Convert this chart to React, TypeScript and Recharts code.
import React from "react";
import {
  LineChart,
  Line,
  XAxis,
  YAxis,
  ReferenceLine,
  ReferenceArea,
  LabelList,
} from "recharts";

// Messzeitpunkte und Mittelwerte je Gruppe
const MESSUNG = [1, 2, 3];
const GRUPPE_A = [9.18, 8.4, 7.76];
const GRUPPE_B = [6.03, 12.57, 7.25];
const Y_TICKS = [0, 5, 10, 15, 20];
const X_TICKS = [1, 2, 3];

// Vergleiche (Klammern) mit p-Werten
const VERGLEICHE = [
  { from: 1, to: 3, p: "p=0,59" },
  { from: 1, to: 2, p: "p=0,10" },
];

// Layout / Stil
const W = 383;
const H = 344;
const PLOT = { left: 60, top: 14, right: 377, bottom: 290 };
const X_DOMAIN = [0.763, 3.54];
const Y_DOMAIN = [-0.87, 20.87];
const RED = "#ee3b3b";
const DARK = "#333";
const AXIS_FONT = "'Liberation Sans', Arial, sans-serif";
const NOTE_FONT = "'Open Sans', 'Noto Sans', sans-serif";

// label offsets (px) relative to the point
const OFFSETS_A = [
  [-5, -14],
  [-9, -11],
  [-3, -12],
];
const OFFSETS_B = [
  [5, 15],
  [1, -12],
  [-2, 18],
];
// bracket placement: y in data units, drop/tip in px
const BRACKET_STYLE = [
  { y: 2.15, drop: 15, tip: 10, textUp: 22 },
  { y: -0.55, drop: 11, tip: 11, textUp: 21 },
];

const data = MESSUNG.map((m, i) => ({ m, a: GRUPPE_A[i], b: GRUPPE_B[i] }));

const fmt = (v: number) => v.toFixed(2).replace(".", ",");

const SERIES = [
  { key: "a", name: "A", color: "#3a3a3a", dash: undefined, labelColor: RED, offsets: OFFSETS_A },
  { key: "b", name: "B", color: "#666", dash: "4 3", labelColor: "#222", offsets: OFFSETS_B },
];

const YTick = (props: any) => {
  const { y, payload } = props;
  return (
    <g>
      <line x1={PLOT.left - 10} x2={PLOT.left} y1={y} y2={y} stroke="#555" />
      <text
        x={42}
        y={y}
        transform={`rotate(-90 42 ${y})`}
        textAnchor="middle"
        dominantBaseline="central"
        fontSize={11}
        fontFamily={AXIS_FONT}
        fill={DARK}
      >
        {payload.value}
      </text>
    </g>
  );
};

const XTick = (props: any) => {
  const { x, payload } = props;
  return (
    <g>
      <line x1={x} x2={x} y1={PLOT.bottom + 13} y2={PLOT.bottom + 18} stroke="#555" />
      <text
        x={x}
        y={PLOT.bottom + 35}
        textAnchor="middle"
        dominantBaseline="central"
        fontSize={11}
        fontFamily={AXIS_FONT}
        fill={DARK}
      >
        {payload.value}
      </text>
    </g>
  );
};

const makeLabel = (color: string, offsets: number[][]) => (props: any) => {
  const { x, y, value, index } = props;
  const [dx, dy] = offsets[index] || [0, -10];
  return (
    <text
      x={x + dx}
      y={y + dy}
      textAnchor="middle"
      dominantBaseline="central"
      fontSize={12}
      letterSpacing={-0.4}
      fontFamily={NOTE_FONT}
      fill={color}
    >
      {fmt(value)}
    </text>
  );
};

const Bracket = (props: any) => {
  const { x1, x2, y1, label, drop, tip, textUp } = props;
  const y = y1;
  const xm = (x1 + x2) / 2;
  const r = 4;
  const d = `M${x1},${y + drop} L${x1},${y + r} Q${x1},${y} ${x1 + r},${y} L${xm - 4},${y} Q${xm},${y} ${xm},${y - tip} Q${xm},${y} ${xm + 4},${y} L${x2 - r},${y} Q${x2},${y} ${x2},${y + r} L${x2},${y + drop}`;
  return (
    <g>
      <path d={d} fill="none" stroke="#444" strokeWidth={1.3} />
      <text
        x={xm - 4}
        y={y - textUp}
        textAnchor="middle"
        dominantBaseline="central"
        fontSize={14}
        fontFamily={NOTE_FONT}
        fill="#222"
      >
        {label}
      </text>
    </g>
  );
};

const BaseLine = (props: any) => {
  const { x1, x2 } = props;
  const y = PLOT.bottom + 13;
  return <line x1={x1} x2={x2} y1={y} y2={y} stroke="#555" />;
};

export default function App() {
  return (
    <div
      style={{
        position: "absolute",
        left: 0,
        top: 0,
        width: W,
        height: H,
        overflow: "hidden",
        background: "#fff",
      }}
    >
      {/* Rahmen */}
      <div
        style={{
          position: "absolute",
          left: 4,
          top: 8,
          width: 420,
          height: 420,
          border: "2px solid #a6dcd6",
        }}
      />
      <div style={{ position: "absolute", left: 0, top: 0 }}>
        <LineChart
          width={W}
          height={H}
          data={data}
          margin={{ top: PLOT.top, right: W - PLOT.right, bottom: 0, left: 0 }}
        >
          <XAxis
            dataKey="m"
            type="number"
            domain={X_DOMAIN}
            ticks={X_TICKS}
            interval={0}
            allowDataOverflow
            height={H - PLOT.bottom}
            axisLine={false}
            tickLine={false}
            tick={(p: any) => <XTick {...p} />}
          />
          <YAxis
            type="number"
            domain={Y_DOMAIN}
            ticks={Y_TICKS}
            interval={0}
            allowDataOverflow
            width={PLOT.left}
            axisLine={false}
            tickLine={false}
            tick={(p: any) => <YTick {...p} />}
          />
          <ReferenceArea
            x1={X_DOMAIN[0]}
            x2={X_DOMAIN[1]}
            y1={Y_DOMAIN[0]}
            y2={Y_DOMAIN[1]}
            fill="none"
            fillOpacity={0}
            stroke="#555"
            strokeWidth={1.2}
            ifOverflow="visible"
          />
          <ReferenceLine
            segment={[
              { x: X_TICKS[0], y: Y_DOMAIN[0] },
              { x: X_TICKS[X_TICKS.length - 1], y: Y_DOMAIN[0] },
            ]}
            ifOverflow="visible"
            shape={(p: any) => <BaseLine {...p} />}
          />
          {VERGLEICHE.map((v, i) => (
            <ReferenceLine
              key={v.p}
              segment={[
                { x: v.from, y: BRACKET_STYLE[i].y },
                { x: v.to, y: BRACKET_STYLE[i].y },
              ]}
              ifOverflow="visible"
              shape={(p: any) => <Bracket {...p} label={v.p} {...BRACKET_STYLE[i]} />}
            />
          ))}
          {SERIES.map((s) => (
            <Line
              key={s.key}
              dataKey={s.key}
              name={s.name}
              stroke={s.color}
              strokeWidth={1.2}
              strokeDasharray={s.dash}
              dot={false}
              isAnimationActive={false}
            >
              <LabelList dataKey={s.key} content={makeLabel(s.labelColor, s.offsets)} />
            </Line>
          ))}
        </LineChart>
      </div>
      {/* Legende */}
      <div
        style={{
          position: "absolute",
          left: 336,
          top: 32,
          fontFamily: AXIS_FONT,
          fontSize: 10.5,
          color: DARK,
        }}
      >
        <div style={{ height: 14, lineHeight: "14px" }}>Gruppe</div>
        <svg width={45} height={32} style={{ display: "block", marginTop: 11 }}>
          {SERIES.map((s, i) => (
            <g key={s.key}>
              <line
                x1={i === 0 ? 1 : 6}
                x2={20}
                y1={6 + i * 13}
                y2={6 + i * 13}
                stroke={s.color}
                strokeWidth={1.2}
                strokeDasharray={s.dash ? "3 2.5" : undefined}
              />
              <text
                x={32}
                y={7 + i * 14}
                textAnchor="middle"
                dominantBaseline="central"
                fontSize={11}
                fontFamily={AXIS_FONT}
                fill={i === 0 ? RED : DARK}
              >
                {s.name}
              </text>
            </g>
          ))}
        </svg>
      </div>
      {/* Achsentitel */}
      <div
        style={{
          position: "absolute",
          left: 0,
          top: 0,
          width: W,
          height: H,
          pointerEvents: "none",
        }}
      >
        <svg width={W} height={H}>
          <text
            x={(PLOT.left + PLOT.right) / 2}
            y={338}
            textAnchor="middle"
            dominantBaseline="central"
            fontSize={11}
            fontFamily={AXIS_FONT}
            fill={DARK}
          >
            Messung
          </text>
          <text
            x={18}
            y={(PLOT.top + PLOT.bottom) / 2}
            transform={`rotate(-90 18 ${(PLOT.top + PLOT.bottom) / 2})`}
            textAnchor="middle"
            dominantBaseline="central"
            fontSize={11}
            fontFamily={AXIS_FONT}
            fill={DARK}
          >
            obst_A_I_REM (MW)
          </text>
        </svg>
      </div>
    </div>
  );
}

+ + + + +

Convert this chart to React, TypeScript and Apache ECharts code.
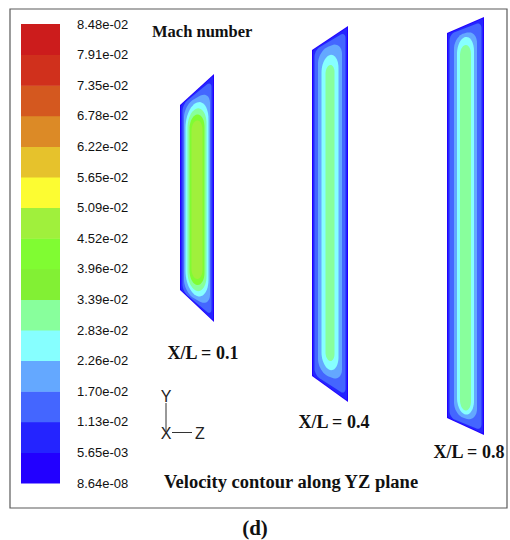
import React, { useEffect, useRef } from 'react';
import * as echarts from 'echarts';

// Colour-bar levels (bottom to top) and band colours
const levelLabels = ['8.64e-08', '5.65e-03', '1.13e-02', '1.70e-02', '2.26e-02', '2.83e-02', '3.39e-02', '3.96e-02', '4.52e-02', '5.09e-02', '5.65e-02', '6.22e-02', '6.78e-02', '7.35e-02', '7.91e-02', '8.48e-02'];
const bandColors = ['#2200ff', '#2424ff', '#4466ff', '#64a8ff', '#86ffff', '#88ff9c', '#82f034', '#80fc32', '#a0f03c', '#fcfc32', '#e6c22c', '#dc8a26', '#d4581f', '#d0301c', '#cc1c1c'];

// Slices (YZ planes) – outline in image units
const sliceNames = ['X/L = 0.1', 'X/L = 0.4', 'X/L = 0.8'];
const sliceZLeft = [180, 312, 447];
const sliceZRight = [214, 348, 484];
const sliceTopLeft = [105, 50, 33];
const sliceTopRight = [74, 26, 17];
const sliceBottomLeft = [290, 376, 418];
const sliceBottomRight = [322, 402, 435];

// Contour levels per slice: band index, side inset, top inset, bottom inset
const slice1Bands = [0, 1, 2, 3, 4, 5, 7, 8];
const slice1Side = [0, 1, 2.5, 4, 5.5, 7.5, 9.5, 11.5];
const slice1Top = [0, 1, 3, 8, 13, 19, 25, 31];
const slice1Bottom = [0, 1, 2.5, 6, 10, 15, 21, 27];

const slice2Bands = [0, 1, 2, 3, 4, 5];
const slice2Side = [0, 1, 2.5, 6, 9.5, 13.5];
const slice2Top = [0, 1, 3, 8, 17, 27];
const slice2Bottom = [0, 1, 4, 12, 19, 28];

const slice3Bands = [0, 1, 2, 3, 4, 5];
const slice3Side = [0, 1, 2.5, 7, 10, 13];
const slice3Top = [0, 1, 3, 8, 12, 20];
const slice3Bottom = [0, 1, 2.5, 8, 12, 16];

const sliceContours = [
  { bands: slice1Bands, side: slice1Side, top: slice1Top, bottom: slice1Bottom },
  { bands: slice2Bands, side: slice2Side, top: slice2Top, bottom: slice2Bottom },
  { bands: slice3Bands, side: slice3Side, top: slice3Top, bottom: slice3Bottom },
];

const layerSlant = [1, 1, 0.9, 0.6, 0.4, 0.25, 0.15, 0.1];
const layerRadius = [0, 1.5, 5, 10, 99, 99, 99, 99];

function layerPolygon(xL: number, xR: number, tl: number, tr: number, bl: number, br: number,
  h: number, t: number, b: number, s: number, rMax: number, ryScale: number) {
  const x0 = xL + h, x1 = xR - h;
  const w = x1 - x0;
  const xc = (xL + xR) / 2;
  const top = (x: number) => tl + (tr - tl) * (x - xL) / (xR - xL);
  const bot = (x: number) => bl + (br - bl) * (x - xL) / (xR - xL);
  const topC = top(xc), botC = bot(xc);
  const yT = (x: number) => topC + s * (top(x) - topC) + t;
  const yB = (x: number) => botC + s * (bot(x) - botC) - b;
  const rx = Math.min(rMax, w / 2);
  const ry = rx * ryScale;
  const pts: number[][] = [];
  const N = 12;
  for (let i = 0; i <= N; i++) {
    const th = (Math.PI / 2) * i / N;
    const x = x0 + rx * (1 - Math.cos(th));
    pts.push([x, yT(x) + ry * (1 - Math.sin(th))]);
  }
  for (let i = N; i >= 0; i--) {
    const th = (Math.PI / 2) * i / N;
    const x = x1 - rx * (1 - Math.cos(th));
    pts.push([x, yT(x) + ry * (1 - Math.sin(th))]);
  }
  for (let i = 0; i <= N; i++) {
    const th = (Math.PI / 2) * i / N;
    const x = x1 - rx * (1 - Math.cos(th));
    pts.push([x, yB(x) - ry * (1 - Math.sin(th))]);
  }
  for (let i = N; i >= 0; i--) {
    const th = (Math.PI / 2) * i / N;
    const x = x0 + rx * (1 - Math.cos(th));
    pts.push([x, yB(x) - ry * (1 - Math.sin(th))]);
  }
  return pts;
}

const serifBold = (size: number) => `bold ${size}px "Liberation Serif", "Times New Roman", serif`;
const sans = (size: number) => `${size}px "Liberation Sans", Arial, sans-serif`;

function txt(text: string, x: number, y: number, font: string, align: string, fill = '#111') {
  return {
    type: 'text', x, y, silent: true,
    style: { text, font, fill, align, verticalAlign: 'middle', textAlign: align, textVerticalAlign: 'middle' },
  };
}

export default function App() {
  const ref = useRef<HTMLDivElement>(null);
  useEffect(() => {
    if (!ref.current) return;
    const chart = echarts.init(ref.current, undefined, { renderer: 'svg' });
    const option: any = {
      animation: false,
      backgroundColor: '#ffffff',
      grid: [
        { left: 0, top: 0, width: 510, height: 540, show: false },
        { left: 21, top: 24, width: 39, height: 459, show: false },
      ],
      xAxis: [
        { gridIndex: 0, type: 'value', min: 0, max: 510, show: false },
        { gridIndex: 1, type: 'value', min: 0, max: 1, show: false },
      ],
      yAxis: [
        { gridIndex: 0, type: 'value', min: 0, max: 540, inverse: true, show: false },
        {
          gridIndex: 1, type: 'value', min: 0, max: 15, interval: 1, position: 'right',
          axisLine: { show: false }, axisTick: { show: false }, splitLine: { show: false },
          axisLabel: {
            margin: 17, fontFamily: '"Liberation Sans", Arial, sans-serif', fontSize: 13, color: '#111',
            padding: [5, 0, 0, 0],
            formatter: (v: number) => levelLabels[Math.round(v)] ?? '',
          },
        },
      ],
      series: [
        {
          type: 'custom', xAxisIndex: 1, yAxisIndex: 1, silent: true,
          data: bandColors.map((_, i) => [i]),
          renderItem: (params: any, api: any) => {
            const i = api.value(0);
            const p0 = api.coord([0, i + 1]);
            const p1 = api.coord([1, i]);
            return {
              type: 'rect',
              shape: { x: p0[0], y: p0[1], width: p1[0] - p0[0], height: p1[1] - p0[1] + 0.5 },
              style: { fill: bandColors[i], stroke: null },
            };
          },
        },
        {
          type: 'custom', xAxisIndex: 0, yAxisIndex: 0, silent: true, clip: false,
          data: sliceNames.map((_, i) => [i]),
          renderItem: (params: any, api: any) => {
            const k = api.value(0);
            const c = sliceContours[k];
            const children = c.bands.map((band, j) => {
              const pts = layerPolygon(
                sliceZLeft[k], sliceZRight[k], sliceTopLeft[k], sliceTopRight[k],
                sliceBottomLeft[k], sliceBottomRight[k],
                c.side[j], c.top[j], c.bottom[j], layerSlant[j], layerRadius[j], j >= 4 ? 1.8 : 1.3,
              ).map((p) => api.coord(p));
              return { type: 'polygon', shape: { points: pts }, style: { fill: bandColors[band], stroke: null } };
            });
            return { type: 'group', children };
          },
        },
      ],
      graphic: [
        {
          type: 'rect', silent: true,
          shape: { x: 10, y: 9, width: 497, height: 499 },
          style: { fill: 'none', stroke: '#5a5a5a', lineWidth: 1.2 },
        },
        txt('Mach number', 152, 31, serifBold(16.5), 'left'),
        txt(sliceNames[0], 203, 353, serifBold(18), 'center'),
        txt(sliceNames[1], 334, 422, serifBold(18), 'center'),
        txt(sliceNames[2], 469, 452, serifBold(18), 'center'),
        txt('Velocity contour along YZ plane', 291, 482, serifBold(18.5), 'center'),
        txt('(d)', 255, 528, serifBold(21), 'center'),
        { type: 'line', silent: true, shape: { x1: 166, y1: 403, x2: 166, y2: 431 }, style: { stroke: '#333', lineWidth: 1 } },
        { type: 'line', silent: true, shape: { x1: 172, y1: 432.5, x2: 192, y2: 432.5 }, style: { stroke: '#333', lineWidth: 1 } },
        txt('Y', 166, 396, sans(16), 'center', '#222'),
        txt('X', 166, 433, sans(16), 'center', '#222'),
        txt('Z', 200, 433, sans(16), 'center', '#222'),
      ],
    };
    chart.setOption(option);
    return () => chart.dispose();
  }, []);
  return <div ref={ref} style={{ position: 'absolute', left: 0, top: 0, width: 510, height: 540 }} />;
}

+ + + + +

** EXERCISE DESCRIPTION **
Start with the line that includes "Convert this chart to React, TypeScript and Apache" and finish with the line that includes "import * as echarts from 'echarts';": reproduce those lines exactly, nothing before or after, and omit any pictures.

** WORKED SOLUTION **
Convert this chart to React, TypeScript and Apache ECharts code.
import React, { useEffect, useRef } from 'react';
import * as echarts from 'echarts';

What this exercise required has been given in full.